# Upcoming Schuyler KJV according to evangelicalbible.com



## Claudiu (Nov 7, 2012)

Latest post:

"SCHUYLER KJV will use the current Trinitarian Bible Society Westminster Reference Bible and bind it in Goatskin, Art-gilt edging, 4 ribbon markers, Leather lined, - I believe it will be another instant classic."
https://www.facebook.com/evbible/posts/10151158480273264


----------



## Jeff Burns (Nov 8, 2012)

I can hear the conversations now... 

Him: "Honey, I know I said I wouldn't buy another KJV after I got the longprimer 2 years ago, and again when I got the Clarion last year, but this is _honestly_ the last KJV I'll ever need."

Her: "Right..."

Him: "You don't understand! This one has over 200,000 cross references *and* the WCF in the back!"

Her: "Doesn't that new computer program you just got have a search function and the WCF and every other confession ever made?"

Him: "You mean Logos 5? Well, yes it does, but this is different! Logos 5 doesn't go with me everywhere! This one is portable."

Her: "I thought that's why you got the iPad 3?"

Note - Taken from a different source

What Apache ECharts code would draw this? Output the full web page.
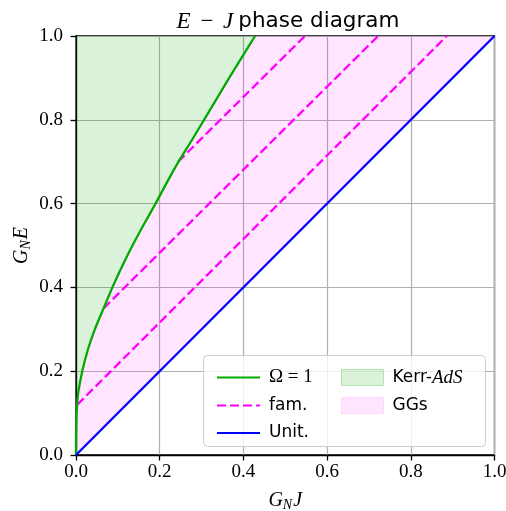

Him: "But this one is bound in highland goatskin!"

Her: "Right..."


----------



## Claudiu (Nov 8, 2012)

Jeff Burns said:


> I can hear the conversations now...
> 
> Him: "Honey, I know I said I wouldn't buy another KJV after I got the longprimer 2 years ago, and again when I got the Clarion last year, but this is _honestly_ the last KJV I'll ever need."
> 
> ...


----------



## caddy (Nov 8, 2012)

Now that's funny !! ^


----------



## Josh Williamson (Nov 9, 2012)

Maybe I missed it, but I don't see any mention of it having the WCF in the Bible, but rather only using the Westminister Reference Bible (which doesn't use the confession). The only difference seems to be publisher, and the goatskin. 

Trinitarian Bible Society


----------



## Claudiu (Nov 16, 2012)

Josh Williamson said:


> Maybe I missed it, but I don't see any mention of it having the WCF in the Bible, but rather only using the Westminister Reference Bible (which doesn't use the confession). The only difference seems to be publisher, and the goatskin.
> 
> Trinitarian Bible Society



You're right. I don't think it will have the Confessions. I assumed it would because it's a Schuyler, but that was hasty of me.


----------



## joejohnston3 (Nov 16, 2012)

Claudiu said:


> Jeff Burns said:
> 
> 
> > I can hear the conversations now...
> ...



Double...


----------



## Pastor Brett (Dec 8, 2012)

*Now That's Funny Inded!*



Jeff Burns said:


> I can hear the conversations now...
> 
> Him: "Honey, I know I said I wouldn't buy another KJV after I got the longprimer 2 years ago, and again when I got the Clarion last year, but this is _honestly_ the last KJV I'll ever need."
> 
> ...



Love it! Premium Bible Addicts TOTALLY get this. My wife says, "You want another fancy Bible, then sell some of the ones you got to pay for it."


----------